About generative & digital art (Charles Giulioli, 2019)
Question of style
What makes the “style” of an artist? Is it the expression of an inner self? Is it the fortuitous accumulation of habits and gestures through the years? Would a machine be able to mimic a style? Years before artificial intelligence, I dreamed about such a “Painting Machine”. Would it be possible to feed a computer with enough information to allow it to mimic my own paintings? This question triggered my interest for digital art.
“The Painting Machine”
In 2003, I have submitted my own painting to analysis to create my first computer program, “The Painting Machine”. Being the observer of my own works was very revealing. I discovered that certain elements were determinant while others were secondary. I noticed that over the years I had acquired particular habits and wondered why certain works seemed stronger than others. This led to the description of a process that I could translate into a computer program. The principle is to set precise rules for the overall composition of the picture while leaving many choices at random to the computer. It produces images that look like the works I paint myself.

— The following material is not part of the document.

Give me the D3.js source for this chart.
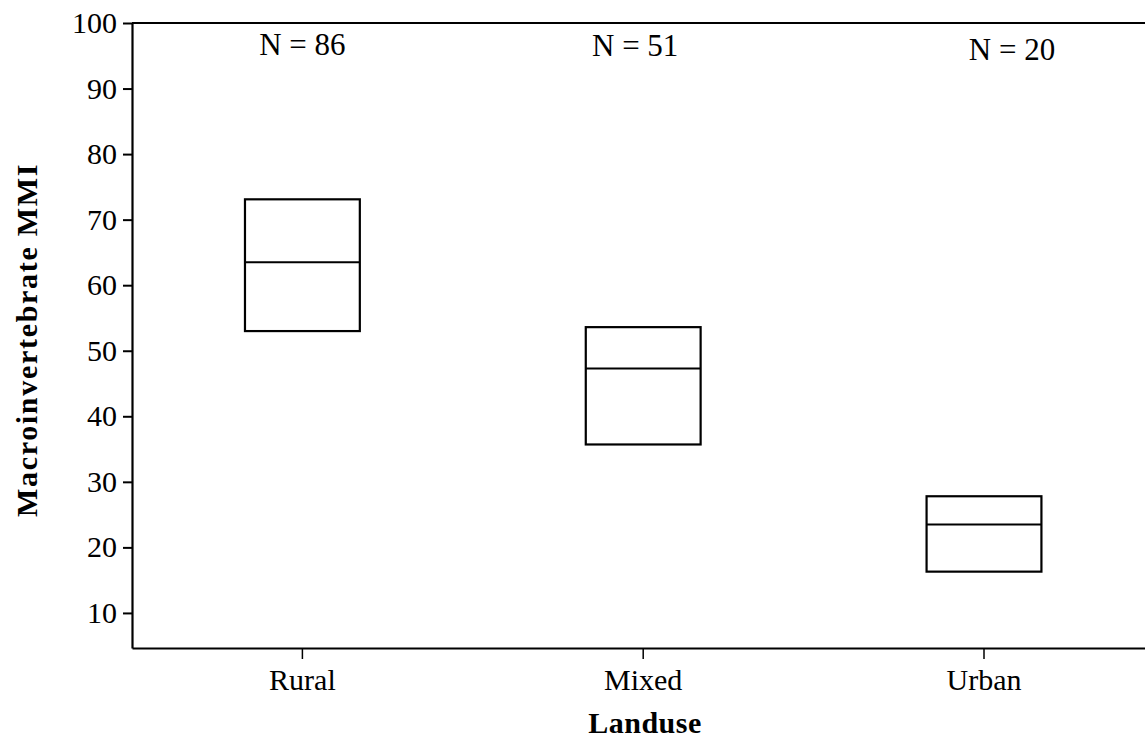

My surprise was to discover that this part of random in the work is not only a source of fortunate coincidences but also an expression of the universal contingency.
There is something light and joyful in the free appearance of colors and signs. Something which appears purely by chance gives me a feeling of freedom and elation by its mere presence. Similar to what I experienced when I discovered the joyful random of François Morellet’s works or Jean Tinguely’s “free machines “. This irruption of random opens the door to novelty and unforeseen results, an attitude very different from that of a painter.
“Work with no End”
Random has become the driving force for my work. Abandoning a strictly painterly point of view, I attempt to experience the passing of time, the “endless creation of unpredictable novelty” according to Bergson’s expression. In generative works, the image builds up itself in real time. Accidents arise in a random way and the image evolves freely. There is really something going on, there, under our eyes. Movement and rythm play a key role in this work. It is not the recorded image, but its evolution in time that constitutes the work: An attempt to perceive the passage of time as “always the same and always different”.
“Free lines”
Little by little, the programs that I write depart from my painting. In “Free Lines”, there is no more traces of my drawings, the shapes are a result of mathematical calculation. On the screen, a line takes shape like calligraphy. My eyes follow the extreme end of this line and its movement tells me something about my life. The mathematical equation gives a “style”, a general coherence to the line whereas the random parameters make it totally unpredictable in detail. This strange compound of structure and improvisation, reminiscent of Jazz music, echoes my own existence.
Why digital?
The capacity of the computer to produce random in a simple way as well as the possibility to create images which evolve in time opens the way to works very different from painting. The quality of light, colors and transparency is also a key feature for my choice. However, it would be naïve to think that the computer creates works by itself. The work is just different from a painter’s. The creation is not in the visible image but upstream to the image, in the program that produces these images. An other characteristic is that the images are produced very quickly and in large quantities. Selection and elimination becomes a key part of the work. I like this part, making a choice between images, wondering why some are appealing to me and others not.
I must admit that computer did not leave me unchanged in the way I see the world around me. Especially I became very attentive to random occurrences.
Material of the Digital
Digital works keep an immaterial character –in spite of the drawings that I use as a base for many programs. One can regret not finding the moving track of the artist’s hand. But one needs to consider that computer sciences have a material of their own. And I believe Jean Dubuffet’s words when he said that “Art has to arise from the material”. The material is unwilling; it questions and challenges the idea of the artist. This is also true of digital art: the material of digital is the computer hardware and the writing of the code. As the sculptor or the painter, the artist experiences limits and resistance. Little by little, he finds a style of his own. He has to embody his intuition in the limited framework of the digital screen and with his own skills to design and develop a code. And the way from the initial idea to the accomplished work is sometimes long and tortuous.
Natural or Artificial intelligence?
Generative works are created by machines, according to rules that include a degree of uncertainty or random so that the output is unpredictable.
In the case of AI, the rules are not established by humans, but elaborated by machines. This is “machine learning”. Through neural networks algorithms, the machine is able to “learn” from thousands of existing portraits what is a portrait and discriminate a portrait from any other image. It is important to note that the rules established by the machine are not expressed and remain inaccessible to humans.
This is all very interesting from a scientific point of view but I find it a bit frustrating for the artist since the exciting part for me is to invent the rules and depart from pre-existing models. And even when my purpose is to mimic my own paintings, as in “The Painting Machine”, it involves a very conscious and deliberate analysis.